[WHAT YOU HAVE TO DO] Reproduce all the lines exactly as they stand, apart from the pictures.

[AVAILABLE DATA]
<<<<

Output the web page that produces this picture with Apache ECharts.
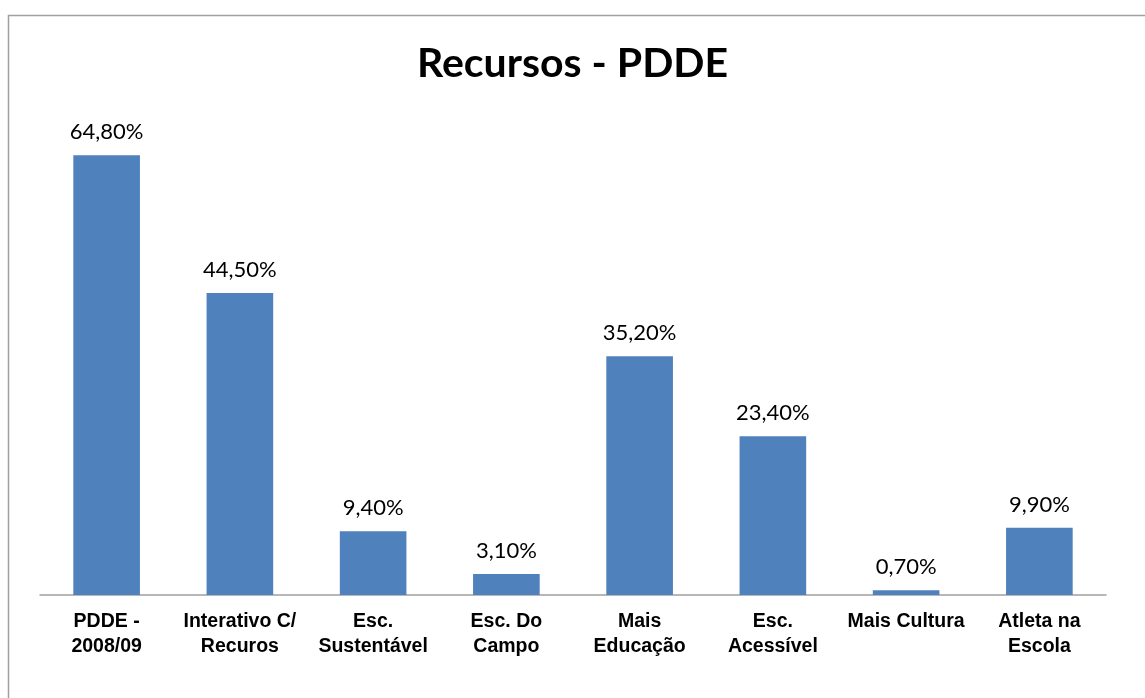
<!DOCTYPE html>
<html>
<head>
<meta charset="utf-8">
<script src="https://cdn.jsdelivr.net/npm/echarts@6/dist/echarts.min.js"></script>
<style>
  html,body{margin:0;padding:0;background:#fff;}
  #chart{width:1145px;height:698px;}
</style>
</head>
<body>
<div id="chart"></div>
<script>
// categorias e valores (%)
var categories = ['PDDE -\n2008/09', 'Interativo C/\nRecuros', 'Esc.\nSustentável', 'Esc. Do\nCampo',
    'Mais\nEducação', 'Esc.\nAcessível', 'Mais Cultura', 'Atleta na\nEscola'];
var values = [64.8, 44.5, 9.4, 3.1, 35.2, 23.4, 0.7, 9.9];
var chartTitle = 'Recursos - PDDE';

var myChart = echarts.init(document.getElementById('chart'));

var option = {
    backgroundColor: '#fff',
    animation: false,
    title: {
        text: chartTitle,
        left: 'center',
        top: 38,
        textStyle: {fontFamily: 'Lato', fontWeight: 'bold', fontSize: 41, color: '#000'}
    },
    graphic: [{
        type: 'rect',
        shape: {x: 8.5, y: 15.5, width: 1200, height: 800},
        style: {fill: 'none', stroke: '#a0a0a0', lineWidth: 1.5},
        silent: true
    }],
    grid: {left: 40, right: 39, top: 120, bottom: 103},
    xAxis: {
        type: 'category',
        data: categories,
        axisLine: {lineStyle: {color: '#a0a0a0', width: 1.5}},
        axisTick: {show: false},
        axisLabel: {
            interval: 0,
            margin: 14,
            fontFamily: 'Liberation Sans',
            fontWeight: 'bold',
            fontSize: 19.5,
            lineHeight: 25,
            color: '#000'
        }
    },
    yAxis: {
        type: 'value',
        min: 0,
        max: 70,
        show: false,
        splitLine: {show: false}
    },
    series: [{
        type: 'bar',
        data: values,
        barWidth: '50%',
        itemStyle: {color: '#4F81BD'},
        label: {
            show: true,
            position: 'top',
            distance: 12,
            fontFamily: 'Lato',
            fontSize: 22,
            color: '#000',
            formatter: function (p) {
                return p.value.toFixed(2).replace('.', ',') + '%';
            }
        }
    }]
};

myChart.setOption(option);
</script>
</body>
</html>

>>>>

[FULL RESPONSE]
Output the web page that produces this picture with Apache ECharts.
<!DOCTYPE html>
<html>
<head>
<meta charset="utf-8">
<script src="https://cdn.jsdelivr.net/npm/echarts@6/dist/echarts.min.js"></script>
<style>
  html,body{margin:0;padding:0;background:#fff;}
  #chart{width:1145px;height:698px;}
</style>
</head>
<body>
<div id="chart"></div>
<script>
// categorias e valores (%)
var categories = ['PDDE -\n2008/09', 'Interativo C/\nRecuros', 'Esc.\nSustentável', 'Esc. Do\nCampo',
    'Mais\nEducação', 'Esc.\nAcessível', 'Mais Cultura', 'Atleta na\nEscola'];
var values = [64.8, 44.5, 9.4, 3.1, 35.2, 23.4, 0.7, 9.9];
var chartTitle = 'Recursos - PDDE';

var myChart = echarts.init(document.getElementById('chart'));

var option = {
    backgroundColor: '#fff',
    animation: false,
    title: {
        text: chartTitle,
        left: 'center',
        top: 38,
        textStyle: {fontFamily: 'Lato', fontWeight: 'bold', fontSize: 41, color: '#000'}
    },
    graphic: [{
        type: 'rect',
        shape: {x: 8.5, y: 15.5, width: 1200, height: 800},
        style: {fill: 'none', stroke: '#a0a0a0', lineWidth: 1.5},
        silent: true
    }],
    grid: {left: 40, right: 39, top: 120, bottom: 103},
    xAxis: {
        type: 'category',
        data: categories,
        axisLine: {lineStyle: {color: '#a0a0a0', width: 1.5}},
        axisTick: {show: false},
        axisLabel: {
            interval: 0,
            margin: 14,
            fontFamily: 'Liberation Sans',
            fontWeight: 'bold',
            fontSize: 19.5,
            lineHeight: 25,
            color: '#000'
        }
    },
    yAxis: {
        type: 'value',
        min: 0,
        max: 70,
        show: false,
        splitLine: {show: false}
    },
    series: [{
        type: 'bar',
        data: values,
        barWidth: '50%',
        itemStyle: {color: '#4F81BD'},
        label: {
            show: true,
            position: 'top',
            distance: 12,
            fontFamily: 'Lato',
            fontSize: 22,
            color: '#000',
            formatter: function (p) {
                return p.value.toFixed(2).replace('.', ',') + '%';
            }
        }
    }]
};

myChart.setOption(option);
</script>
</body>
</html>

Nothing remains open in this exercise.